## Exercise goal
Set down the lines that begin at the top of the records and end with the line containing "ax = fig.add_axes([0.1928, 0.227, 0.7887, 0.713])", and drop every picture.

## Supplied data
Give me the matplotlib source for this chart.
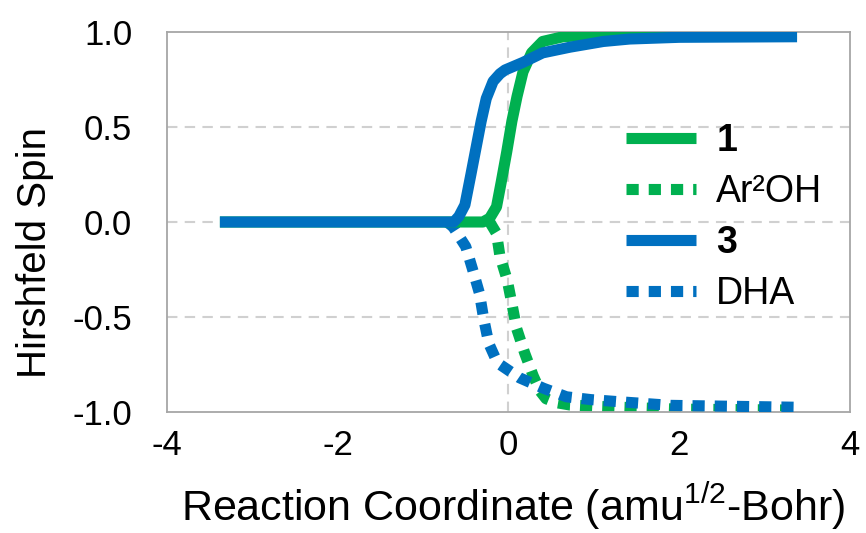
import matplotlib
matplotlib.use('Agg')
import matplotlib.pyplot as plt

plt.rcParams['font.family'] = ['Liberation Sans', 'DejaVu Sans']
plt.rcParams['mathtext.fontset'] = 'custom'
plt.rcParams['mathtext.rm'] = 'Liberation Sans'
plt.rcParams['mathtext.default'] = 'regular'

# curve 1 (solid green)
x1 = [-3.38, -0.30, -0.22, -0.14, -0.085, -0.02, 0.04, 0.10, 0.17, 0.27, 0.40, 0.64, 1.03, 2.0, 3.38]
y1 = [0.0, 0.0, 0.02, 0.08, 0.21, 0.37, 0.53, 0.66, 0.79, 0.89, 0.95, 0.975, 0.985, 0.99, 0.99]

# Ar2OH (dotted green)
x_ar = [-0.22, -0.14, -0.10, -0.015, 0.04, 0.095, 0.19, 0.29, 0.37, 0.44, 0.55, 0.72, 1.01, 1.31, 2.0, 3.38]
y_ar = [0.0, -0.06, -0.18, -0.305, -0.43, -0.56, -0.69, -0.81, -0.89, -0.93, -0.95, -0.963, -0.97, -0.975, -0.985, -0.99]

# curve 3 (solid blue)
x3 = [-3.38, -0.64, -0.58, -0.51, -0.44, -0.38, -0.32, -0.26, -0.18, -0.10, -0.04, 0.17, 0.40, 0.72, 1.11, 1.42, 2.0, 3.38]
y3 = [0.0, 0.0, 0.03, 0.09, 0.25, 0.39, 0.53, 0.65, 0.74, 0.78, 0.80, 0.84, 0.89, 0.92, 0.95, 0.963, 0.972, 0.975]

# DHA (dotted blue)
x_dha = [-0.72, -0.65, -0.50, -0.42, -0.34, -0.29, -0.23, -0.16, -0.10, 0.13, 0.41, 0.68, 0.97, 1.27, 1.9, 3.38]
y_dha = [0.0, -0.025, -0.13, -0.25, -0.375, -0.51, -0.64, -0.71, -0.75, -0.82, -0.875, -0.92, -0.935, -0.945, -0.965, -0.975]

green = '#00B050'
blue = '#0070C0'
lw = 8

fig = plt.figure(figsize=(8.66, 5.33), dpi=100)
ax = fig.add_axes([0.1928, 0.227, 0.7887, 0.713])

# grid
for yv in [-0.5, 0.0, 0.5]:
    ax.axhline(yv, color='#d0d0d0', lw=1.5, ls=(0, (5, 3.5)), zorder=0)
ax.axvline(0, color='#d0d0d0', lw=1.5, ls=(0, (5, 3.5)), zorder=0)

dots = (0, (1.1, 0.9))
l_ar, = ax.plot(x_ar, y_ar, color=green, lw=lw, ls=dots, label='Ar²OH', zorder=2)
l_dha, = ax.plot(x_dha, y_dha, color=blue, lw=lw, ls=dots, label='DHA', zorder=3)
l1, = ax.plot(x1, y1, color=green, lw=lw, solid_capstyle='butt',
              solid_joinstyle='round', label='1', zorder=4)
l3, = ax.plot(x3, y3, color=blue, lw=lw, solid_capstyle='butt',
              solid_joinstyle='round', label='3', zorder=5)

ax.set_xlim(-4, 4)
ax.set_ylim(-1, 1)
ax.set_xticks([-4, -2, 0, 2, 4])
ax.set_yticks([-1.0, -0.5, 0.0, 0.5, 1.0])
ax.set_yticklabels(['-1.0', '-0.5', '0.0', '0.5', '1.0'])
ax.set_xticklabels(['-4', '-2', '0', '2', '4'])
ax.tick_params(axis='both', length=0, labelsize=25)
ax.tick_params(axis='y', pad=25)
ax.tick_params(axis='x', pad=12)

for s in ax.spines.values():
    s.set_color('#a6a6a6')
    s.set_linewidth(1.3)

ax.set_xlabel('Reaction Coordinate (amu$^{1/2}$-Bohr)', fontsize=31)
ax.set_ylabel('Hirshfeld Spin', fontsize=29)
ax.xaxis.set_label_coords(0.507, -0.18)
ax.yaxis.set_label_coords(-0.165, 0.42)

leg = ax.legend(handles=[l1, l_ar, l3, l_dha], loc='upper left',
                bbox_to_anchor=(0.645, 0.81), frameon=False, fontsize=27,
                borderpad=0, handlelength=1.87, handletextpad=0.53,
                labelspacing=0.4)
for t in leg.get_texts():
    if t.get_text() in ('1', '3'):
        t.set_fontweight('bold')

fig.savefig('out.png', dpi=100)
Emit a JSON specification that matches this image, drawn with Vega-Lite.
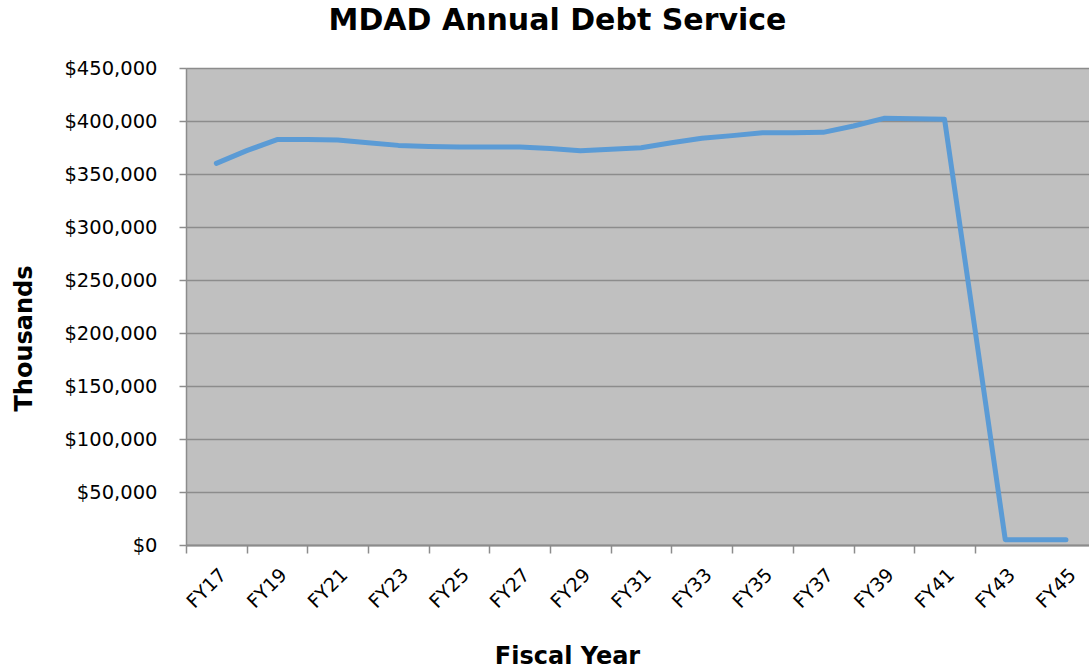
{
  "$schema": "https://vega.github.io/schema/vega-lite/v6.json",
  "width": 903,
  "height": 477,
  "autosize": {"type": "none"},
  "padding": {"left": 186, "top": 68, "right": 0, "bottom": 124},
  "background": "white",
  "config": {"view": {"fill": "#c0c0c0", "stroke": null}, "font": "DejaVu Sans"},
  "title": {
    "text": "MDAD Annual Debt Service",
    "fontSize": 30,
    "fontWeight": "bold",
    "font": "DejaVu Sans",
    "color": "#000000",
    "frame": "group",
    "anchor": "middle",
    "dx": -80,
    "dy": 29,
    "baseline": "alphabetic",
    "offset": 27
  },
  "data": {
    "values": [
      {"fy": "FY17", "year": 2017, "debt_service": 360000},
      {"fy": "FY18", "year": 2018, "debt_service": 372000},
      {"fy": "FY19", "year": 2019, "debt_service": 382500},
      {"fy": "FY20", "year": 2020, "debt_service": 382500},
      {"fy": "FY21", "year": 2021, "debt_service": 382000},
      {"fy": "FY22", "year": 2022, "debt_service": 379500},
      {"fy": "FY23", "year": 2023, "debt_service": 377000},
      {"fy": "FY24", "year": 2024, "debt_service": 376000},
      {"fy": "FY25", "year": 2025, "debt_service": 375500},
      {"fy": "FY26", "year": 2026, "debt_service": 375500},
      {"fy": "FY27", "year": 2027, "debt_service": 375500},
      {"fy": "FY28", "year": 2028, "debt_service": 374000},
      {"fy": "FY29", "year": 2029, "debt_service": 372000},
      {"fy": "FY30", "year": 2030, "debt_service": 373300},
      {"fy": "FY31", "year": 2031, "debt_service": 374800},
      {"fy": "FY32", "year": 2032, "debt_service": 379500},
      {"fy": "FY33", "year": 2033, "debt_service": 383700},
      {"fy": "FY34", "year": 2034, "debt_service": 386200},
      {"fy": "FY35", "year": 2035, "debt_service": 389000},
      {"fy": "FY36", "year": 2036, "debt_service": 389000},
      {"fy": "FY37", "year": 2037, "debt_service": 389300},
      {"fy": "FY38", "year": 2038, "debt_service": 395300},
      {"fy": "FY39", "year": 2039, "debt_service": 402500},
      {"fy": "FY40", "year": 2040, "debt_service": 402200},
      {"fy": "FY41", "year": 2041, "debt_service": 401600},
      {"fy": "FY42", "year": 2042, "debt_service": 204000},
      {"fy": "FY43", "year": 2043, "debt_service": 5000},
      {"fy": "FY44", "year": 2044, "debt_service": 5000},
      {"fy": "FY45", "year": 2045, "debt_service": 5000}
    ]
  },
  "mark": {"type": "line", "color": "#5b9bd5", "strokeWidth": 5, "strokeCap": "round", "strokeJoin": "round"},
  "encoding": {
    "x": {
      "field": "year",
      "type": "quantitative",
      "scale": {"domain": [2016, 2045.76], "nice": false, "zero": false},
      "axis": {
        "values": [2016, 2017, 2018, 2019, 2020, 2021, 2022, 2023, 2024, 2025, 2026, 2027, 2028, 2029, 2030, 2031, 2032, 2033, 2034, 2035, 2036, 2037, 2038, 2039, 2040, 2041, 2042, 2043, 2044, 2045],
        "labelExpr": "datum.value % 2 == 1 ? 'FY' + (datum.value - 2000) : ''",
        "labelAngle": -45,
        "labelFontSize": 19,
        "labelColor": "#000000",
        "labelPadding": 12,
        "labelFlush": false,
        "labelOverlap": false,
        "labelBound": false,
        "tickSize": 8,
        "tickWidth": 1.5,
        "tickColor": "#8c8c8c",
        "tickOpacity": {"condition": {"test": "datum.value % 2 == 1 || datum.value > 2042", "value": 0}, "value": 1},
        "domainColor": "#8c8c8c",
        "domainWidth": 2,
        "grid": false,
        "title": "Fiscal Year",
        "titleFontSize": 24,
        "titleFontWeight": "bold",
        "titleColor": "#000000",
        "titleX": 381,
        "titleY": 118,
        "titleBaseline": "alphabetic",
        "titleAlign": "center"
      }
    },
    "y": {
      "field": "debt_service",
      "type": "quantitative",
      "scale": {"domain": [0, 450000], "nice": false},
      "axis": {
        "values": [0, 50000, 100000, 150000, 200000, 250000, 300000, 350000, 400000, 450000],
        "format": "$,.0f",
        "labelFontSize": 19.5,
        "labelColor": "#000000",
        "labelPadding": 22,
        "tickSize": 7,
        "tickWidth": 1.5,
        "tickColor": "#8c8c8c",
        "domainColor": "#8c8c8c",
        "domainWidth": 1.5,
        "gridColor": "#8c8c8c",
        "gridWidth": 1.5,
        "title": "Thousands",
        "titleFontSize": 24,
        "titleFontWeight": "bold",
        "titleColor": "#000000",
        "titleX": -155,
        "titleY": 270,
        "titleAngle": -90,
        "titleBaseline": "alphabetic",
        "titleAlign": "center"
      }
    }
  }
}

## Full response
Give me the matplotlib source for this chart.
import matplotlib
matplotlib.use('Agg')
import matplotlib.pyplot as plt

plt.rcParams['font.family'] = ['Liberation Sans', 'DejaVu Sans']
plt.rcParams['mathtext.fontset'] = 'custom'
plt.rcParams['mathtext.rm'] = 'Liberation Sans'
plt.rcParams['mathtext.default'] = 'regular'

# curve 1 (solid green)
x1 = [-3.38, -0.30, -0.22, -0.14, -0.085, -0.02, 0.04, 0.10, 0.17, 0.27, 0.40, 0.64, 1.03, 2.0, 3.38]
y1 = [0.0, 0.0, 0.02, 0.08, 0.21, 0.37, 0.53, 0.66, 0.79, 0.89, 0.95, 0.975, 0.985, 0.99, 0.99]

# Ar2OH (dotted green)
x_ar = [-0.22, -0.14, -0.10, -0.015, 0.04, 0.095, 0.19, 0.29, 0.37, 0.44, 0.55, 0.72, 1.01, 1.31, 2.0, 3.38]
y_ar = [0.0, -0.06, -0.18, -0.305, -0.43, -0.56, -0.69, -0.81, -0.89, -0.93, -0.95, -0.963, -0.97, -0.975, -0.985, -0.99]

# curve 3 (solid blue)
x3 = [-3.38, -0.64, -0.58, -0.51, -0.44, -0.38, -0.32, -0.26, -0.18, -0.10, -0.04, 0.17, 0.40, 0.72, 1.11, 1.42, 2.0, 3.38]
y3 = [0.0, 0.0, 0.03, 0.09, 0.25, 0.39, 0.53, 0.65, 0.74, 0.78, 0.80, 0.84, 0.89, 0.92, 0.95, 0.963, 0.972, 0.975]

# DHA (dotted blue)
x_dha = [-0.72, -0.65, -0.50, -0.42, -0.34, -0.29, -0.23, -0.16, -0.10, 0.13, 0.41, 0.68, 0.97, 1.27, 1.9, 3.38]
y_dha = [0.0, -0.025, -0.13, -0.25, -0.375, -0.51, -0.64, -0.71, -0.75, -0.82, -0.875, -0.92, -0.935, -0.945, -0.965, -0.975]

green = '#00B050'
blue = '#0070C0'
lw = 8

fig = plt.figure(figsize=(8.66, 5.33), dpi=100)
ax = fig.add_axes([0.1928, 0.227, 0.7887, 0.713])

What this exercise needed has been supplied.